The story moves along at a brisk pace and turns full circle, for at the start of another world war (the one that no one believed could ever truly occur), Rose and Pierre and Agnes’ son, Guy defy Simone and marry. Enraged, Simone cuts Rose off from receiving her dowry and Guy finds himself off to serve in WWII. The saga ends with Simone reconciling while WWII is in full swing in France, as the bombs destroy St-Elme and the Hardelot factory. It wraps up wonderfully with Pierre and Agnes’ declaration of their time-tested love which has always given them the strength to survive anything put in their way.
The whole tale makes for wonderful listening. I thoroughly enjoyed the commute to work listening in on the Hardelot’s life and I suppose it did give considerable respite in my Downton withdrawl. Némirovsky has spun a beautiful saga and coupled with Bron’s narration is lined with many golden moments. I do recommend!

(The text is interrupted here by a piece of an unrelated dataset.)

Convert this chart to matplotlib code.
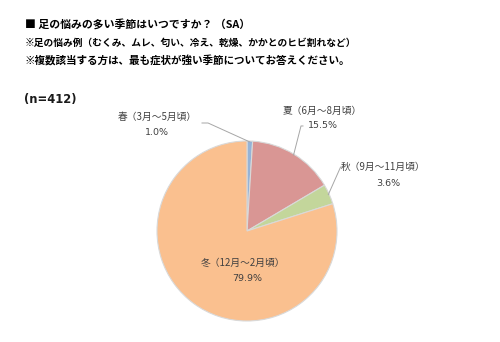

Némirovsky, herself, is an incredibly fascinating woman with the unfortunate and all to often heartwrenching tale for the Jews in her era. She died in 1942, one month after her arrival at Auschwitz. There is a website dedicated to her, and you can find more information of her here. I now cannot wait to read Suite Francaise and also for her “latest”, brought to publication by her daughter, Denise in 2006 entitled, Fire in the Blood.